Negative electrohydrostatic pressure between superconducting bodies

TL;DR

This paper predicts a negative pressure between superconducting bodies using a hydrodynamic model, aligning better with experimental data and offering new insights into superconducting interactions at nanoscales.

Contribution

It introduces a hydrodynamic approach to scalar electrodynamics for superconductors, predicting attractive forces and surface energies consistent with experiments, surpassing traditional theories.

Findings

Negative pressure of tens of N/mm^2 at angstrom separations

Better agreement with experimental surface energies

Electric-field screening length similar to Thomas-Fermi theory

Abstract

By applying a hydrodynamic representation of non-relativistic scalar electrodynamics to the superconducting order parameter, we predict a negative (attractive) pressure between planar superconducting bodies.
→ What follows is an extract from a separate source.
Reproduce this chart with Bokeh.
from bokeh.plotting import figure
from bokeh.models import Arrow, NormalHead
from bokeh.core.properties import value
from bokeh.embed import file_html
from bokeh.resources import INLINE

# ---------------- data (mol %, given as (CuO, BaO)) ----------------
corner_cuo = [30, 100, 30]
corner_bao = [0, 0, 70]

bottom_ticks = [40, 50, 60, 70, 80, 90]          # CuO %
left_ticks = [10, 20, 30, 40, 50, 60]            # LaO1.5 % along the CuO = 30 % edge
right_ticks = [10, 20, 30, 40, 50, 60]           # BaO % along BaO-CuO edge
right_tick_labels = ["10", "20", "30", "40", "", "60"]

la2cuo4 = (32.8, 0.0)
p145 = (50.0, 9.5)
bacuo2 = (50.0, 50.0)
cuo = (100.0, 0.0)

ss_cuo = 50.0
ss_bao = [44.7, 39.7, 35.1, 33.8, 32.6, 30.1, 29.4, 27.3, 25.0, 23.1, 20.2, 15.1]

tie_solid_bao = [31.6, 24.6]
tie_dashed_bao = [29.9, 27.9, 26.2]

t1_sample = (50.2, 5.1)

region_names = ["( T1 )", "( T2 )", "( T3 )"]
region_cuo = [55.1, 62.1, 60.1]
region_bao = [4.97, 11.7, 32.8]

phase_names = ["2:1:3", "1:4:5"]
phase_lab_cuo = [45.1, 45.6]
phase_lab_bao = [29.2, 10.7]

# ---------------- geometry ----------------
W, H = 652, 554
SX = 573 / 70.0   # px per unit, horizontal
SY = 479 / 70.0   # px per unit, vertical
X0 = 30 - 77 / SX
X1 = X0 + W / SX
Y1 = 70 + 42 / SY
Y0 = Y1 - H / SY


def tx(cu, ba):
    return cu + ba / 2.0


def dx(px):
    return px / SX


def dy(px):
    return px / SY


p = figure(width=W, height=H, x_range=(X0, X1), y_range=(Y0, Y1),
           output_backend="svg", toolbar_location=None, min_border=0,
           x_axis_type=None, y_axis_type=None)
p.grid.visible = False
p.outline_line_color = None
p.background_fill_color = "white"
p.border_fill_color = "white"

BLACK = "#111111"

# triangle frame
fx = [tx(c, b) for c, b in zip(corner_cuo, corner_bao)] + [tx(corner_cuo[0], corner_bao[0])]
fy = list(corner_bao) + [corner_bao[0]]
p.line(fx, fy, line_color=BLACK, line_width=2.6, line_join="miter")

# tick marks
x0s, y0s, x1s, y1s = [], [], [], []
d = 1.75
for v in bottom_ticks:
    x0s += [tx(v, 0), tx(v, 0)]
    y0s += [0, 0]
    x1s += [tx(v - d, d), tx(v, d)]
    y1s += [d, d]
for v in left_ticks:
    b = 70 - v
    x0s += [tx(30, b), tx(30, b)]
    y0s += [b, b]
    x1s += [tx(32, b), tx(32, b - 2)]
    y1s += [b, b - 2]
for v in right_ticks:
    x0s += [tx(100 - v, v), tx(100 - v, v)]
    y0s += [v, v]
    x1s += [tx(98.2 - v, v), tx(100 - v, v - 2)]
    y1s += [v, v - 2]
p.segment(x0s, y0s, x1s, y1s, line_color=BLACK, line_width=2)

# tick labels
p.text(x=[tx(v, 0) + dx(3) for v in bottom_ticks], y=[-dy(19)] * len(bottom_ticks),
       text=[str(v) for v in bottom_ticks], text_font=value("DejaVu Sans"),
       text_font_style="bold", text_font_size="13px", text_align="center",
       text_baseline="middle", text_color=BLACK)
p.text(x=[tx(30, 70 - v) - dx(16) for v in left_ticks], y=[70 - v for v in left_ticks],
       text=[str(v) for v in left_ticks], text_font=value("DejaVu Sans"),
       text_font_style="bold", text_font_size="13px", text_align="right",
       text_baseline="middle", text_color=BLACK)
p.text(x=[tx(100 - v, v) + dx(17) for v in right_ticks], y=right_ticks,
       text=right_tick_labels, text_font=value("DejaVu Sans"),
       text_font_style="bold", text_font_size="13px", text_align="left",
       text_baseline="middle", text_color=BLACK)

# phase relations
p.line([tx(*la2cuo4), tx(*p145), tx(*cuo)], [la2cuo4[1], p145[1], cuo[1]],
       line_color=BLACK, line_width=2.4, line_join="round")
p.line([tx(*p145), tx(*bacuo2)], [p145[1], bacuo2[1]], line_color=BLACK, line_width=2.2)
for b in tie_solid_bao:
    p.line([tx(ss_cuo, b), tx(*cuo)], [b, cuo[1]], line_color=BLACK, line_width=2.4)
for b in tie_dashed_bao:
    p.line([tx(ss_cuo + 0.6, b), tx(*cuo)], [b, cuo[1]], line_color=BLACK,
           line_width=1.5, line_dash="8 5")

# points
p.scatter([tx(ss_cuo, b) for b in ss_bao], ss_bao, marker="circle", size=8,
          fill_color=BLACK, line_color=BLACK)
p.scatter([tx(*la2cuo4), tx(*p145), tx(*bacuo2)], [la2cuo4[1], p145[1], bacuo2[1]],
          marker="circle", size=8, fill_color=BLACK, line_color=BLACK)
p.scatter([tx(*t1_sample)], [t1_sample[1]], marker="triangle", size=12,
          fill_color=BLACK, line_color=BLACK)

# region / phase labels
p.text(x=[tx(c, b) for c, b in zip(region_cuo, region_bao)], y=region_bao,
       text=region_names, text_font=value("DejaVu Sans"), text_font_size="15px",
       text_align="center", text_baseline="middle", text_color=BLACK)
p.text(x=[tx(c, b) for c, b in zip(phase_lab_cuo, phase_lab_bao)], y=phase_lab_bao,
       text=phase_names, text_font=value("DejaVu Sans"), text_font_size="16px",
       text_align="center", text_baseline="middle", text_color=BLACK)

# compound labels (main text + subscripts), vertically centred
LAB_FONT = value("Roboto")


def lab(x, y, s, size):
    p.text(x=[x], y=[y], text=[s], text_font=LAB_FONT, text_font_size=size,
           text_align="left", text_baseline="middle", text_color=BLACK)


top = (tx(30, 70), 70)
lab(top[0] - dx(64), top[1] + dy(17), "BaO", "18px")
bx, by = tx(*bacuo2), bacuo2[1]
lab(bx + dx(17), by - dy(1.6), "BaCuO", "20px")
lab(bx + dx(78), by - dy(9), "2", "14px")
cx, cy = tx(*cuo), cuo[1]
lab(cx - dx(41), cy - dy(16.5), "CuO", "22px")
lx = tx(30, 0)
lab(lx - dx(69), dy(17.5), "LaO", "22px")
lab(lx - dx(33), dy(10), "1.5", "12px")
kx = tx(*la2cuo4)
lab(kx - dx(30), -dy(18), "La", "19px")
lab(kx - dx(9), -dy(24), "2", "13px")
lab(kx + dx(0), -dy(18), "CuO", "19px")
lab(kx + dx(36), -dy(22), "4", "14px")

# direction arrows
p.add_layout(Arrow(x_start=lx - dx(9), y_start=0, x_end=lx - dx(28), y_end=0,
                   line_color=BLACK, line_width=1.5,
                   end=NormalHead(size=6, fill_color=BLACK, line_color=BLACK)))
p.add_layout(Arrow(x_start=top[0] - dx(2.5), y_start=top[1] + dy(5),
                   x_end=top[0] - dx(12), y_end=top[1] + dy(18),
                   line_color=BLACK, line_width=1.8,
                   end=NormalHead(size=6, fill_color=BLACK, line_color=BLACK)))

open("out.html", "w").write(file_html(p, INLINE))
For conventional superconductors with London penetration depth $\lambda_\text{L} \approx 100 \text{ nm}$, the pressure reaches tens of $\text{N/mm}^2$ at angstrom separations. The resulting surface energies are in better agreement with experimental values than those predicted by the Hartree-Fock theory, and the emergent electric-field screening length is comparable to that of the Thomas-Fermi theory. The model circumvents the bulk limitations of the Bardeen-Cooper-Schrieffer and Ginzburg-Landau theories to the analysis of superconducting quantum devices.